Electronic Thesis and Dissertation Repository

Degree

Master of Arts

Program

Education

Supervisor

Pacini-Ketchabaw, Veronica

2nd Supervisor

Heydon, Rachel

Co-Supervisor

Abstract

Foregrounding moments from an early child care centre, this thesis employs a multispecies ethnography methodology to explore the opportunities children from a preschool class have to encounter the more-than-human in the ecological epoch of the Anthropocene. Drawing on a posthuman and common worlds theoretical framework, this thesis works to explore children/more-than-human entanglements that occur in a local, urban cemetery space while challenging practices of human exceptionalism in the field of early childhood education. Participants in the study included one preschool class of 16 three to four-year-old children and the diverse nonhuman residents of the cemetery space.
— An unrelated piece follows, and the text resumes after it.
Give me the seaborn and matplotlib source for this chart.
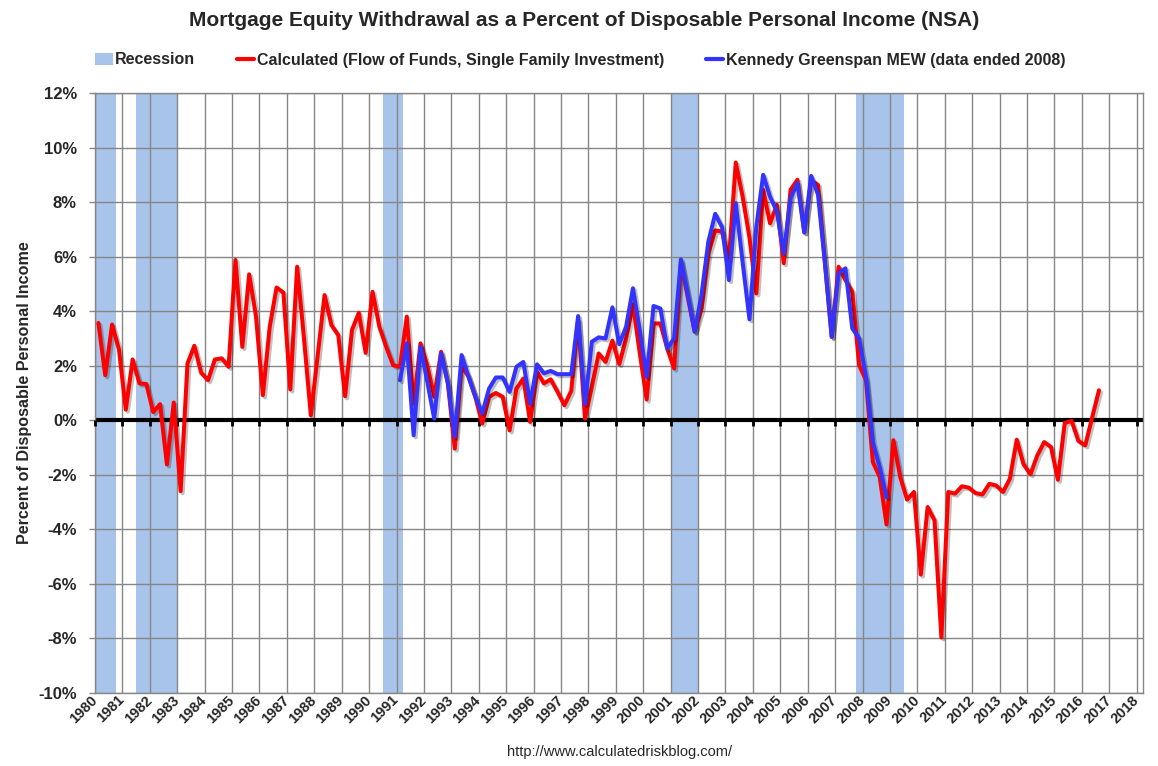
import numpy as np
import pandas as pd
import matplotlib
matplotlib.use("Agg")
import matplotlib.pyplot as plt
import matplotlib.patheffects as pe
import matplotlib.transforms as mtransforms
from matplotlib.patches import Patch
from matplotlib.lines import Line2D
import seaborn as sns

# Calculated MEW (Flow of Funds), quarterly from 1980 Q1, percent of DPI
calc_mew = [
    3.57, 1.65, 3.51, 2.60,    # 1980
    0.39, 2.23, 1.35, 1.33,    # 1981
    0.30, 0.59, -1.62, 0.65,   # 1982
    -2.60, 2.08, 2.73, 1.74,   # 1983
    1.47, 2.23, 2.27, 1.96,    # 1984
    5.88, 2.69, 5.35, 3.80,    # 1985
    0.92, 3.43, 4.87, 4.68,    # 1986
    1.13, 5.63, 3.00, 0.18,    # 1987
    2.40, 4.59, 3.49, 3.12,    # 1988
    0.88, 3.31, 3.94, 2.47,    # 1989
    4.71, 3.43, 2.69, 2.02,    # 1990
    1.96, 3.80, 0.60, 2.82,    # 1991
    2.00, 0.86, 2.51, 1.35,    # 1992
    -1.04, 2.00, 1.60, 0.86,   # 1993
    -0.12, 0.86, 1.00, 0.86,   # 1994
    -0.37, 1.16, 1.53, -0.06,  # 1995
    1.78, 1.35, 1.50, 1.04,    # 1996
    0.55, 1.08, 3.68, 0.06,    # 1997
    1.23, 2.45, 2.14, 2.92,    # 1998
    2.06, 3.00, 4.26, 2.45,    # 1999
    0.76, 3.55, 3.55, 2.63,    # 2000
    1.90, 5.82, 4.50, 3.25,    # 2001
    4.10, 6.12, 6.96, 6.92,    # 2002
    5.88, 9.45, 8.20, 6.70,    # 2003
    4.65, 8.45, 7.22, 7.90,    # 2004
    5.76, 8.45, 8.82, 6.90,    # 2005
    8.80, 8.63, 5.80, 3.06,    # 2006
    5.63, 5.14, 4.71, 2.02,    # 2007
    1.47, -1.53, -2.08, -3.82, # 2008
    -0.73, -2.08, -2.91, -2.63, # 2009
    -5.66, -3.18, -3.67, -7.96, # 2010
    -2.63, -2.69, -2.42, -2.47, # 2011
    -2.67, -2.72, -2.33, -2.39, # 2012
    -2.63, -2.14, -0.71, -1.62, # 2013
    -1.98, -1.29, -0.80, -0.98, # 2014
    -2.18, -0.10, -0.02, -0.76, # 2015
    -0.92, 0.10, 1.10,          # 2016
]
calc_start = 1980

# Kennedy Greenspan MEW, quarterly from 1991 Q1 to 2008 Q4
kg_mew = [
    1.47, 2.82, -0.55, 2.70,   # 1991
    1.40, 0.06, 2.45, 1.35,    # 1992
    -0.60, 2.39, 1.60, 0.86,   # 1993
    0.25, 1.16, 1.57, 1.57,    # 1994
    1.04, 1.96, 2.14, 0.61,    # 1995
    2.05, 1.72, 1.81, 1.69,    # 1996
    1.69, 1.69, 3.82, 0.59,    # 1997
    2.88, 3.04, 3.00, 4.14,    # 1998
    2.79, 3.43, 4.84, 3.30,    # 1999
    1.59, 4.19, 4.10, 2.63,    # 2000
    3.00, 5.90, 4.60, 3.25,    # 2001
    4.60, 6.55, 7.57, 7.08,    # 2002
    5.14, 7.96, 5.80, 3.70,    # 2003
    7.10, 9.00, 8.20, 7.65,    # 2004
    6.12, 8.14, 8.70, 6.88,    # 2005
    8.96, 8.27, 5.80, 3.06,    # 2006
    5.39, 5.57, 3.37, 3.00,    # 2007
    1.60, -0.80, -1.71, -2.82, # 2008
]
kg_start = 1991

# NBER recessions (start, end) in fractional years
recessions = [(1980.0, 1980.75), (1981.5, 1983.0), (1990.5, 1991.25),
              (2001.0, 2002.0), (2007.75, 2009.5)]

years = list(range(1980, 2019))
y_ticks = list(range(-10, 13, 2))

calc_name = "Calculated (Flow of Funds, Single Family Investment)"
kg_name = "Kennedy Greenspan MEW (data ended 2008)"
red = "#FF0000"
blue = "#3333FF"
rec_color = "#A9C4EA"
grid_color = "#868686"


def quarter_dates(start_year, n):
    # mid-quarter positions on a year scale
    return [start_year + 0.125 + 0.25 * i for i in range(n)]


df = pd.concat([
    pd.DataFrame({"date": quarter_dates(calc_start, len(calc_mew)),
                  "value": calc_mew, "series": calc_name}),
    pd.DataFrame({"date": quarter_dates(kg_start, len(kg_mew)),
                  "value": kg_mew, "series": kg_name}),
])

sns.set_style("white")
plt.rcParams["font.family"] = ["Liberation Sans", "DejaVu Sans"]

fig = plt.figure(figsize=(11.58, 7.66), dpi=100)
ax = fig.add_axes([0.082, 0.0953, 0.9048, 0.7833])

for start, end in recessions:
    ax.axvspan(start, end, color=rec_color, lw=0, zorder=0.2)

shadow = [pe.SimpleLineShadow(offset=(1.5, -1.5), shadow_color="black", alpha=0.25), pe.Normal()]
sns.lineplot(data=df, x="date", y="value", hue="series", hue_order=[calc_name, kg_name],
             palette=[red, blue], linewidth=2.9, estimator=None, sort=False,
             legend=False, ax=ax, path_effects=shadow, zorder=3)

ax.set_xlim(1980, 2018.22)
ax.set_ylim(-10, 12)
ax.set_axisbelow(True)
ax.grid(True, color=grid_color, lw=1)
for s in ax.spines.values():
    s.set_color(grid_color)
    s.set_linewidth(1)

ax.set_xticks(years)
ax.set_xticklabels([str(y) for y in years], rotation=45, ha="right", va="center",
                   rotation_mode="anchor", fontsize=10.5, fontweight="bold")
offset = mtransforms.ScaledTranslation(6 / 72, -4 / 72, fig.dpi_scale_trans)
for lbl in ax.get_xticklabels():
    lbl.set_transform(lbl.get_transform() + offset)
ax.set_yticks(y_ticks)
ax.set_yticklabels([f"{v}%" for v in y_ticks], fontsize=12, fontweight="bold")
ax.tick_params(axis="x", length=0)
ax.tick_params(axis="y", length=4, width=1, color=grid_color, direction="out", pad=9, left=True)
ax.set_xlabel("")
ax.set_ylabel("")
fig.text(25 / 1158, 1 - 393 / 766, "Percent of Disposable Personal Income",
         rotation=90, ha="center", va="center", fontsize=11.6, fontweight="bold")

# zero axis line with year tick marks
ax.axhline(0, color="black", lw=3, zorder=2.5)
zero_pos = (0 - (-10)) / (12 - (-10))
zax = ax.secondary_xaxis(zero_pos)
zax.set_zorder(2.6)
zax.set_xticks(years)
zax.set_xticklabels([])
zax.tick_params(length=4, width=2, color="black", direction="out")
for s in zax.spines.values():
    s.set_visible(False)

fig.text(0.5043, 1 - 21 / 766,
         "Mortgage Equity Withdrawal as a Percent of Disposable Personal Income (NSA)",
         ha="center", va="center", fontsize=15, fontweight="bold")

handles = [Patch(facecolor=rec_color, edgecolor="none"),
           Line2D([], [], color=red, lw=3),
           Line2D([], [], color=blue, lw=3)]
fig.legend(handles, ["Recession", calc_name, kg_name], loc="center",
           bbox_to_anchor=(0.501, 1 - 60 / 766), ncol=3, frameon=False,
           handlelength=1.1, handletextpad=0.15, columnspacing=2.6,
           prop={"size": 11.5, "weight": "bold"})

fig.text(620 / 1158, 1 - 752 / 766, "http://www.calculatedriskblog.com/",
         ha="center", va="center", fontsize=10.5)

fig.savefig("out.png", dpi=100)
Using a diffractive method of analysis, five data-stories tracing distinct multispecies encounters explore how the radical more-than-human turn is present and impactful at a local level, reshaping approaches to early childhood education in a community in Southern Ontario. This thesis concludes that the children express collective being and thinking within non-innocent, local, multispecies assemblages in unpredictable ways. It is through these complex entanglements children are experimenting with learning to live amid the inescapable relations within their common worlds.